[Entries]
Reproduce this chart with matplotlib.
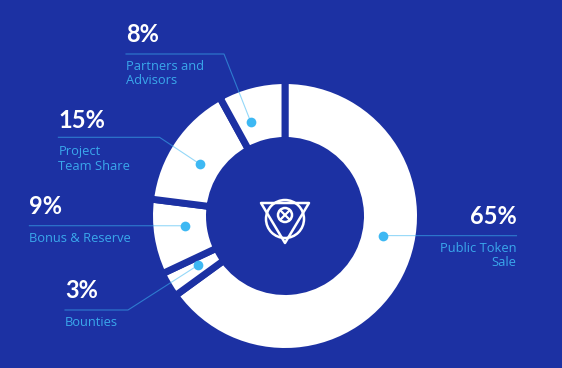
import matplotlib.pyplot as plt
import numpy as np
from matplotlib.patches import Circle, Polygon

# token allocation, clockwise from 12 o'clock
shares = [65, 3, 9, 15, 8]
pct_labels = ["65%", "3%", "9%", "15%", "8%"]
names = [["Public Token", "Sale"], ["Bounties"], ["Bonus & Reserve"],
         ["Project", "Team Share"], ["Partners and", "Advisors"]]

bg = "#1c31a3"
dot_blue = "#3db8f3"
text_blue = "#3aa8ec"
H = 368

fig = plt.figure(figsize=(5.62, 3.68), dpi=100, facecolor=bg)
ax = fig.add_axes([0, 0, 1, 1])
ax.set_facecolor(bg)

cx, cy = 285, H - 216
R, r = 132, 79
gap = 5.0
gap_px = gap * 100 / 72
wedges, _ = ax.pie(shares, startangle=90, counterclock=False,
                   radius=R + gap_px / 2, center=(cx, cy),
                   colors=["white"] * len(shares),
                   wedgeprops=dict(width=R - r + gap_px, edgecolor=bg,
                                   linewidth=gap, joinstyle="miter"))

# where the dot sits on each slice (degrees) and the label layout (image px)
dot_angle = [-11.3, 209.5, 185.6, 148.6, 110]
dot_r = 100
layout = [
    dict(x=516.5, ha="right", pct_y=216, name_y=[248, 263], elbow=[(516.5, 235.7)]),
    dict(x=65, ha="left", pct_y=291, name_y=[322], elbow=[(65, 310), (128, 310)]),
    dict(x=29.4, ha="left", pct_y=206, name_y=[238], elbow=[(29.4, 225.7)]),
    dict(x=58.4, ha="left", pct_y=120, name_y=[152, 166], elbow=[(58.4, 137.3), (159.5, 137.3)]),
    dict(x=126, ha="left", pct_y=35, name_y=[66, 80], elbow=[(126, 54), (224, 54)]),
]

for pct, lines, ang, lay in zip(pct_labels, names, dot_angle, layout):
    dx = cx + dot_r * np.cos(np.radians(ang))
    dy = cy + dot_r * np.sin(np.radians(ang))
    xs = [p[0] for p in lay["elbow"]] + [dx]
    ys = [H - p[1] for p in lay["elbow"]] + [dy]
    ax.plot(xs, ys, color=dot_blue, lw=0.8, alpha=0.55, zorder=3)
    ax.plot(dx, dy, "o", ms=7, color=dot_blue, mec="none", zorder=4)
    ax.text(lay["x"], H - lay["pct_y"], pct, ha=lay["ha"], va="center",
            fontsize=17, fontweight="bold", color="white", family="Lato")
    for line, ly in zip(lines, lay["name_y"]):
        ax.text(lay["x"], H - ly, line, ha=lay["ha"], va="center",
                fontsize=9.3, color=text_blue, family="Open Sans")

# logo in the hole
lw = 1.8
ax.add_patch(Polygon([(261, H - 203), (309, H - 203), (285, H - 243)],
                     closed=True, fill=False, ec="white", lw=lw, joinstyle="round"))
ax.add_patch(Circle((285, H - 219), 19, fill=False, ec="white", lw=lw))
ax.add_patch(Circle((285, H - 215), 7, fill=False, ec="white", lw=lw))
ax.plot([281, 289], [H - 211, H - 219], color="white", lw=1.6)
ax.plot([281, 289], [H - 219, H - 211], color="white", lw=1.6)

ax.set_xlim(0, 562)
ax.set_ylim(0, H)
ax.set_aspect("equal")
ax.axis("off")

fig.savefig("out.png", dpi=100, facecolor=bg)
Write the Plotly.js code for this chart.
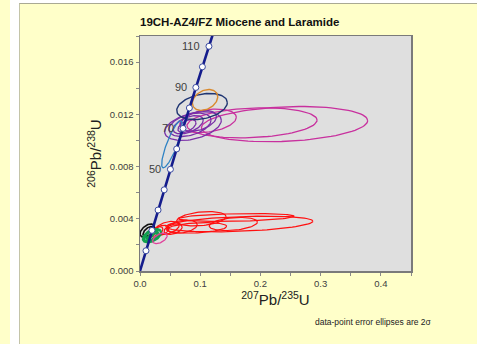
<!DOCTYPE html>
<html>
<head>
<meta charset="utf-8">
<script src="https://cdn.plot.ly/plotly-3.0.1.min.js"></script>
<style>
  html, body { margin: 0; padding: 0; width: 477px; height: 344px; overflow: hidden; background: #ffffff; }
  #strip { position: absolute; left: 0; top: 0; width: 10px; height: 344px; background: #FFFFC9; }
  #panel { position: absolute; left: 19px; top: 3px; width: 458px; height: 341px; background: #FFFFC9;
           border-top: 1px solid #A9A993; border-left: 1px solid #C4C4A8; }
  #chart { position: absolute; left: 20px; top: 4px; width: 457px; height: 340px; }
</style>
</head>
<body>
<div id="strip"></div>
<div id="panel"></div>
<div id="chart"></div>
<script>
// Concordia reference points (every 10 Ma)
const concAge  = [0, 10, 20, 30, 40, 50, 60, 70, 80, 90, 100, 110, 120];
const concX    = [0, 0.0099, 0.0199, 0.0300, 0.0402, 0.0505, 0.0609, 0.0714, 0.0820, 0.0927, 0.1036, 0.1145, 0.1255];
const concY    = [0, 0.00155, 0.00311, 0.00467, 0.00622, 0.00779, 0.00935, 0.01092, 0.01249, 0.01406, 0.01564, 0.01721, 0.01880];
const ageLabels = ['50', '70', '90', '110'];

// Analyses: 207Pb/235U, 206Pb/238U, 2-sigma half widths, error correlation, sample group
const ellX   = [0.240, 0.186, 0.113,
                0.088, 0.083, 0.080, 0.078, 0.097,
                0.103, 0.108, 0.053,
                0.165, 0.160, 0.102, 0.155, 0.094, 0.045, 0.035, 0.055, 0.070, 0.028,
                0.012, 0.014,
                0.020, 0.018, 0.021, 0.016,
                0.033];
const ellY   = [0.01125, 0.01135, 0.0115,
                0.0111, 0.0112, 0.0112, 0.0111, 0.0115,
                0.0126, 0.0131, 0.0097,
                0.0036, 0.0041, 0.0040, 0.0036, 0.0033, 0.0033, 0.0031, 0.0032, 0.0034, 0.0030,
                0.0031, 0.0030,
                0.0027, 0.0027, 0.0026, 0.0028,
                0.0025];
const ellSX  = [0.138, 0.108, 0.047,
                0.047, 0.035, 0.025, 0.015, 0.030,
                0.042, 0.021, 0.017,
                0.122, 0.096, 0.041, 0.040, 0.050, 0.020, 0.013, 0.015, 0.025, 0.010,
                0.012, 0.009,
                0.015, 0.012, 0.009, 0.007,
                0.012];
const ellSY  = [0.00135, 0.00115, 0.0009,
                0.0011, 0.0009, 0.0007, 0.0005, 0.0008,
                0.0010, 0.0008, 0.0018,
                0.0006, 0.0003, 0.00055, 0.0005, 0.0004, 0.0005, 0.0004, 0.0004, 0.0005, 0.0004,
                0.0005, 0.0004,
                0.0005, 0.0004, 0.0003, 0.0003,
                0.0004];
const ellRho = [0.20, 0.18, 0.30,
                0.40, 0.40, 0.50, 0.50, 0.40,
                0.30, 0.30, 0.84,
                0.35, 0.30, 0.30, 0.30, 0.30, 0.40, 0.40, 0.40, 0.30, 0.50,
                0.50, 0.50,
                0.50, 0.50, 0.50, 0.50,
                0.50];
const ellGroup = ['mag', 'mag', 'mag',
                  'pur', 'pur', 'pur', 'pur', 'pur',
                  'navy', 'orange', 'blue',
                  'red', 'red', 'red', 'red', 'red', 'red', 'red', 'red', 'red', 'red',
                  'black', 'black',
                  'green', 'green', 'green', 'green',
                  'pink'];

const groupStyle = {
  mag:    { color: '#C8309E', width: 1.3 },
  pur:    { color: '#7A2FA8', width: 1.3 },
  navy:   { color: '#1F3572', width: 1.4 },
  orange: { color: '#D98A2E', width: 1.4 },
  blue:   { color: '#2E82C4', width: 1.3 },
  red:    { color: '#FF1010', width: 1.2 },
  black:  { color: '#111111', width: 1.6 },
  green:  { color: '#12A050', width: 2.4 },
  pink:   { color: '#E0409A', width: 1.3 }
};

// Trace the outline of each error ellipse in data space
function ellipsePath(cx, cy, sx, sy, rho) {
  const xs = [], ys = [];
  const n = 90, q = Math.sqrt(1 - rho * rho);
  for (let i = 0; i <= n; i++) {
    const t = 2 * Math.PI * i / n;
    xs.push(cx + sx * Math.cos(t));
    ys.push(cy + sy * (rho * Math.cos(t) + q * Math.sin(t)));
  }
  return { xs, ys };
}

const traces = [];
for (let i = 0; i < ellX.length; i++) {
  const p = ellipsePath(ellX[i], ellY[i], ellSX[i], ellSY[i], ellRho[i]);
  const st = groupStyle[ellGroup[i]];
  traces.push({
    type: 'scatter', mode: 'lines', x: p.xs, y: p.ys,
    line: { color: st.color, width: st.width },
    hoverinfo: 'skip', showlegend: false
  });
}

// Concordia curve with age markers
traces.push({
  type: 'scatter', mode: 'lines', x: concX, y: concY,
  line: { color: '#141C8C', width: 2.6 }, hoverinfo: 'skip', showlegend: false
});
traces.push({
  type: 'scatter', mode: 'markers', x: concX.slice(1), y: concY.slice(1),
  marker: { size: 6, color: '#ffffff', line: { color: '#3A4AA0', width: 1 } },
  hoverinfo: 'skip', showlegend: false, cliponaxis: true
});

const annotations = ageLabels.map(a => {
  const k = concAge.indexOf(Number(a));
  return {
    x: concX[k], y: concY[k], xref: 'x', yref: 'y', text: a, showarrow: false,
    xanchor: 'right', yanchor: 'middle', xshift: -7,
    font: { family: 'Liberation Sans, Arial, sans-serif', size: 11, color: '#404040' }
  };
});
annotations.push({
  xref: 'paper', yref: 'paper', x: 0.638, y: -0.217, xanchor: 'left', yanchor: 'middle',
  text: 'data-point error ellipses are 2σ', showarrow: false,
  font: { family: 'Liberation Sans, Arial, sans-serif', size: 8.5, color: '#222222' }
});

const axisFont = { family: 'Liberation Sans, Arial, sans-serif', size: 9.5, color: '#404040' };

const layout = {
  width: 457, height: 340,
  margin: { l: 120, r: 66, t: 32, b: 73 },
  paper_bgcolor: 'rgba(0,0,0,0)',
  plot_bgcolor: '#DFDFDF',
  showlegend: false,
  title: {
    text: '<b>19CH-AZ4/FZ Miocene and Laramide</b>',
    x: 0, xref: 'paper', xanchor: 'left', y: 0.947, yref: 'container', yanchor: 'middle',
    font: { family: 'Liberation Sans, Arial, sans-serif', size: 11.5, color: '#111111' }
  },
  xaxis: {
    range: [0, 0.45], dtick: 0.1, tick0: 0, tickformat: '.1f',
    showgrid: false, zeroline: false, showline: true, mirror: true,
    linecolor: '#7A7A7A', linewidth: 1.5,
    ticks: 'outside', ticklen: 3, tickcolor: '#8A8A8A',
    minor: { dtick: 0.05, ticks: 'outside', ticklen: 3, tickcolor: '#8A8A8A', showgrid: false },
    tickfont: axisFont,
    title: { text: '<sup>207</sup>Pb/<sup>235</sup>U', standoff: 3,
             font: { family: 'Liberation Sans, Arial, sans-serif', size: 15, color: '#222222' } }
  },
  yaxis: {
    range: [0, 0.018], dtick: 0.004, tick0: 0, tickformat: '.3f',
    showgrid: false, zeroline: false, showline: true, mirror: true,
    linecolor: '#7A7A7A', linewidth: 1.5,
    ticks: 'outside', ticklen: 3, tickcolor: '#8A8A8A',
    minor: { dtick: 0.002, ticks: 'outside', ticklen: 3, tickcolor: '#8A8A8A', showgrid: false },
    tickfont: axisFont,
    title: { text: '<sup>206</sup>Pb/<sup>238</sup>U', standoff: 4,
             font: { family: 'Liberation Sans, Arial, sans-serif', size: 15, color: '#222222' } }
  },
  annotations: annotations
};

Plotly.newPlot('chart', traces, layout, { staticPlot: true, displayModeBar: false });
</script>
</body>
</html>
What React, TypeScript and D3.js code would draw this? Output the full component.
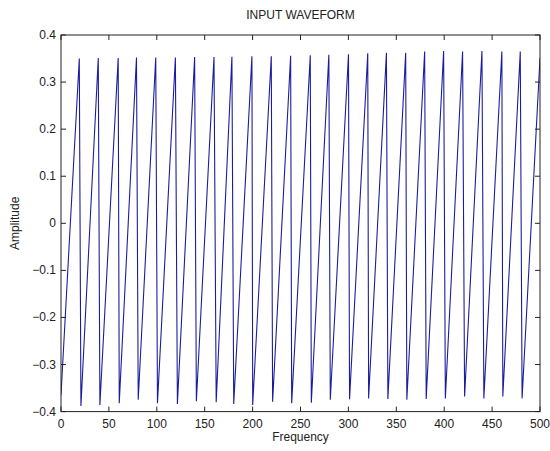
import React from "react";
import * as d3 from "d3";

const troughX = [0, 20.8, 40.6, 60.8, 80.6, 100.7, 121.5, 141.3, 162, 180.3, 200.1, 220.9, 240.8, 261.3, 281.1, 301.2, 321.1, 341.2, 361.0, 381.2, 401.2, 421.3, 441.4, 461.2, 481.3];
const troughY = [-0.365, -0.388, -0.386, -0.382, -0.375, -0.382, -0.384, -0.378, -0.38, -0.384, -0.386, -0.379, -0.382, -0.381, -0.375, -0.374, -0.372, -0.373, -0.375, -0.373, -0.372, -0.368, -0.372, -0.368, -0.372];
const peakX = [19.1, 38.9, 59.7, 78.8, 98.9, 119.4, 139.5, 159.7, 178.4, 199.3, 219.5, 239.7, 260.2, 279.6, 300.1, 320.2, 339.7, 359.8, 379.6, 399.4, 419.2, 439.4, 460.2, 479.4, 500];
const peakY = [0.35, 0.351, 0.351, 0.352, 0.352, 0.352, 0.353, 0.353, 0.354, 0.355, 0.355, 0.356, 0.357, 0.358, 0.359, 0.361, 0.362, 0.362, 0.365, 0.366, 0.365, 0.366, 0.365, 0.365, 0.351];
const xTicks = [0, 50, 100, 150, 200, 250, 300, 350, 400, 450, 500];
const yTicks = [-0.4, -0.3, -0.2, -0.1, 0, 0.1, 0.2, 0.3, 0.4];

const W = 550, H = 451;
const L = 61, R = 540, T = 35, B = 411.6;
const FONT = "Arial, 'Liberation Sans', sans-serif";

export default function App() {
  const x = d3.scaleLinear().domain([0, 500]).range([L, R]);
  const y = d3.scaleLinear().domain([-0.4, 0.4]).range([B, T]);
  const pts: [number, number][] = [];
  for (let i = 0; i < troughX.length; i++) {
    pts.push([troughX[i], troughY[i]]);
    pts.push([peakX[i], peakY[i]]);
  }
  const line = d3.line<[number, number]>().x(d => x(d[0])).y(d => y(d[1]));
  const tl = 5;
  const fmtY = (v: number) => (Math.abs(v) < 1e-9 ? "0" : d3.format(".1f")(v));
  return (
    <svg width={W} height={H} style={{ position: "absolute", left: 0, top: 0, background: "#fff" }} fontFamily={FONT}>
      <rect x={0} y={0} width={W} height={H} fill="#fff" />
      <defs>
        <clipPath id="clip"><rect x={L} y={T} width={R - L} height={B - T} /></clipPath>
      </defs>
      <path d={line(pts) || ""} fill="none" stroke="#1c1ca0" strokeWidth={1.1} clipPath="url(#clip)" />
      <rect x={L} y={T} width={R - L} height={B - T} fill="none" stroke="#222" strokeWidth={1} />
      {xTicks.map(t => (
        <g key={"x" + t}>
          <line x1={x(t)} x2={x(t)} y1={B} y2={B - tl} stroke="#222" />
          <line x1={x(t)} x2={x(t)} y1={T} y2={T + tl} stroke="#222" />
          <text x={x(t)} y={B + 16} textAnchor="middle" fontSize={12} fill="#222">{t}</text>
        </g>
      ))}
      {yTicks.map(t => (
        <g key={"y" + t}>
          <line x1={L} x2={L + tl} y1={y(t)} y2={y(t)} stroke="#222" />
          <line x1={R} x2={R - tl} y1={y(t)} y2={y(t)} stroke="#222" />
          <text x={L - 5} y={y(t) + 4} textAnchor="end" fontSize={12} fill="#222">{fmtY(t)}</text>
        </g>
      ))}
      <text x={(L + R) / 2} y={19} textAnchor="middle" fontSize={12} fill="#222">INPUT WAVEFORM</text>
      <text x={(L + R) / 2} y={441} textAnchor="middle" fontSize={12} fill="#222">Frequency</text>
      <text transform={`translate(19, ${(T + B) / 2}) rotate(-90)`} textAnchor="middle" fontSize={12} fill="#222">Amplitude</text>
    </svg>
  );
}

[Task description] Leaving out the pictures, extract the stretch from the line holding "Write the Plotly.js code for this chart." through the line holding "const ageLabels = ['50', '70', '90', '110'];", word for word.

[Written solution]
Write the Plotly.js code for this chart.
<!DOCTYPE html>
<html>
<head>
<meta charset="utf-8">
<script src="https://cdn.plot.ly/plotly-3.0.1.min.js"></script>
<style>
  html, body { margin: 0; padding: 0; width: 477px; height: 344px; overflow: hidden; background: #ffffff; }
  #strip { position: absolute; left: 0; top: 0; width: 10px; height: 344px; background: #FFFFC9; }
  #panel { position: absolute; left: 19px; top: 3px; width: 458px; height: 341px; background: #FFFFC9;
           border-top: 1px solid #A9A993; border-left: 1px solid #C4C4A8; }
  #chart { position: absolute; left: 20px; top: 4px; width: 457px; height: 340px; }
</style>
</head>
<body>
<div id="strip"></div>
<div id="panel"></div>
<div id="chart"></div>
<script>
// Concordia reference points (every 10 Ma)
const concAge  = [0, 10, 20, 30, 40, 50, 60, 70, 80, 90, 100, 110, 120];
const concX    = [0, 0.0099, 0.0199, 0.0300, 0.0402, 0.0505, 0.0609, 0.0714, 0.0820, 0.0927, 0.1036, 0.1145, 0.1255];
const concY    = [0, 0.00155, 0.00311, 0.00467, 0.00622, 0.00779, 0.00935, 0.01092, 0.01249, 0.01406, 0.01564, 0.01721, 0.01880];
const ageLabels = ['50', '70', '90', '110'];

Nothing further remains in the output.